>> Start Records provided

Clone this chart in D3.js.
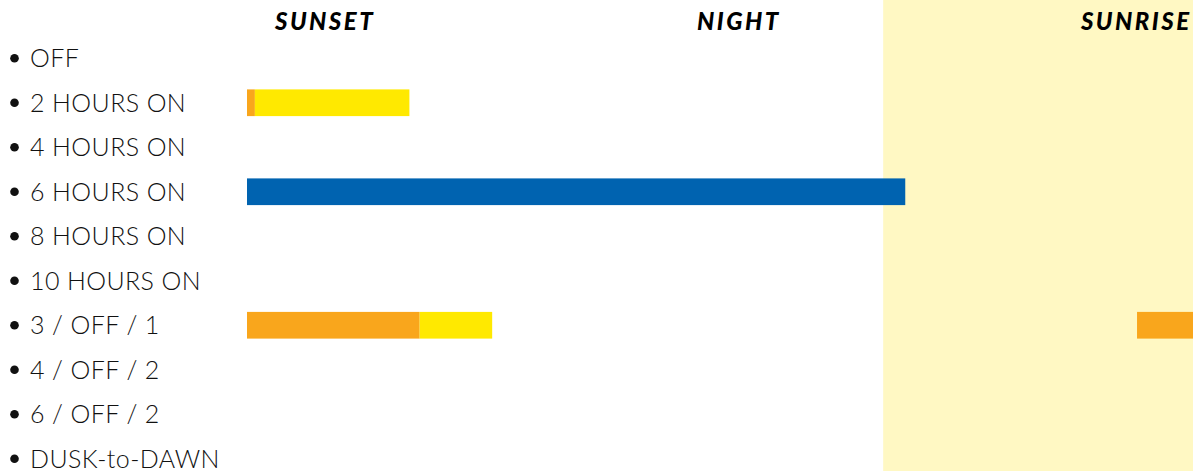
<!DOCTYPE html>
<html>
<head>
<meta charset="utf-8">
<script src="https://cdn.jsdelivr.net/npm/d3@7"></script>
<style>
  html, body { margin: 0; padding: 0; background: #fff; }
  svg { display: block; }
</style>
</head>
<body>
<svg id="chart"></svg>
<script>
// modes shown down the left side
const modes = ['OFF', '2 HOURS ON', '4 HOURS ON', '6 HOURS ON', '8 HOURS ON',
  '10 HOURS ON', '3 / OFF / 1', '4 / OFF / 2', '6 / OFF / 2', 'DUSK-to-DAWN'];

// phase headers (hours after sunset)
const phases = ['SUNSET', 'NIGHT', 'SUNRISE'];
const phaseAt = [0.99, 6.24, 11.28];
const sunriseStart = 8.07;

// light segments: mode, start hour, end hour, level
const segments = [
  { mode: '2 HOURS ON', start: 0, end: 0.1, level: 'dim' },
  { mode: '2 HOURS ON', start: 0.1, end: 2.06, level: 'full' },
  { mode: '6 HOURS ON', start: 0, end: 8.35, level: 'on' },
  { mode: '3 / OFF / 1', start: 0, end: 2.19, level: 'dim' },
  { mode: '3 / OFF / 1', start: 2.19, end: 3.11, level: 'full' },
  { mode: '3 / OFF / 1', start: 11.29, end: 12, level: 'dim' },
];

(() => {
  const width = 1193;
  const height = 471;

  const svg = d3.select('svg#chart')
    .attr('width', width)
    .attr('height', height);

  const xScale = d3.scaleLinear()
    .domain([0, 12])
    .range([247, width]);

  const yScale = d3.scaleBand()
    .domain(modes)
    .range([36, 481])
    .paddingInner(0.4)
    .paddingOuter(0.2);

  const color = d3.scaleOrdinal()
    .domain(['dim', 'full', 'on'])
    .range(['#f9a61c', '#ffe900', '#0063b0']);

  // sunrise band
  svg.append('rect')
    .attr('x', xScale(sunriseStart))
    .attr('y', 0)
    .attr('width', xScale(12) - xScale(sunriseStart))
    .attr('height', height)
    .attr('fill', '#fff8c3');

  svg.selectAll('text.phase')
    .data(phases)
    .enter()
    .append('text')
      .attr('class', 'phase')
      .attr('x', (d, i) => xScale(phaseAt[i]))
      .attr('y', 30)
      .attr('text-anchor', 'middle')
      .style('font-family', 'Lato, sans-serif')
      .style('font-size', '24px')
      .style('font-weight', 900)
      .style('font-style', 'italic')
      .style('letter-spacing', '2.5px')
      .style('fill', '#000')
      .text(d => d);

  const labels = svg.selectAll('g.label')
    .data(modes)
    .enter()
    .append('g')
      .attr('class', 'label')
      .attr('transform', d => `translate(0,${yScale(d) + yScale.bandwidth() / 2})`);

  labels.append('circle')
    .attr('cx', 14.5)
    .attr('cy', 0)
    .attr('r', 4.3)
    .attr('fill', '#111');

  labels.append('text')
    .attr('x', 30)
    .attr('y', 9)
    .style('font-family', 'Lato, sans-serif')
    .style('font-size', '25px')
    .style('font-weight', 300)
    .style('letter-spacing', '0.4px')
    .style('fill', '#111')
    .text(d => d);

  svg.selectAll('rect.seg')
    .data(segments)
    .enter()
    .append('rect')
      .attr('class', 'seg')
      .attr('x', d => xScale(d.start))
      .attr('y', d => yScale(d.mode))
      .attr('width', d => xScale(d.end) - xScale(d.start))
      .attr('height', yScale.bandwidth())
      .attr('fill', d => color(d.level));
})();
</script>
</body>
</html>
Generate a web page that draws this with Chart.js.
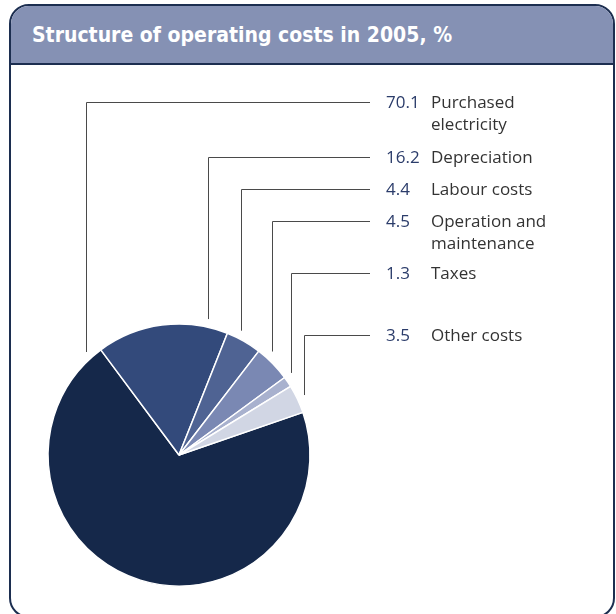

>> End Records provided

* Given instruction
Reproduce exactly the run of lines that opens the listing and closes with the line holding "const sunriseStart = 8.07;". Pictures are excluded.

* The reply
Clone this chart in D3.js.
<!DOCTYPE html>
<html>
<head>
<meta charset="utf-8">
<script src="https://cdn.jsdelivr.net/npm/d3@7"></script>
<style>
  html, body { margin: 0; padding: 0; background: #fff; }
  svg { display: block; }
</style>
</head>
<body>
<svg id="chart"></svg>
<script>
// modes shown down the left side
const modes = ['OFF', '2 HOURS ON', '4 HOURS ON', '6 HOURS ON', '8 HOURS ON',
  '10 HOURS ON', '3 / OFF / 1', '4 / OFF / 2', '6 / OFF / 2', 'DUSK-to-DAWN'];

// phase headers (hours after sunset)
const phases = ['SUNSET', 'NIGHT', 'SUNRISE'];
const phaseAt = [0.99, 6.24, 11.28];
const sunriseStart = 8.07;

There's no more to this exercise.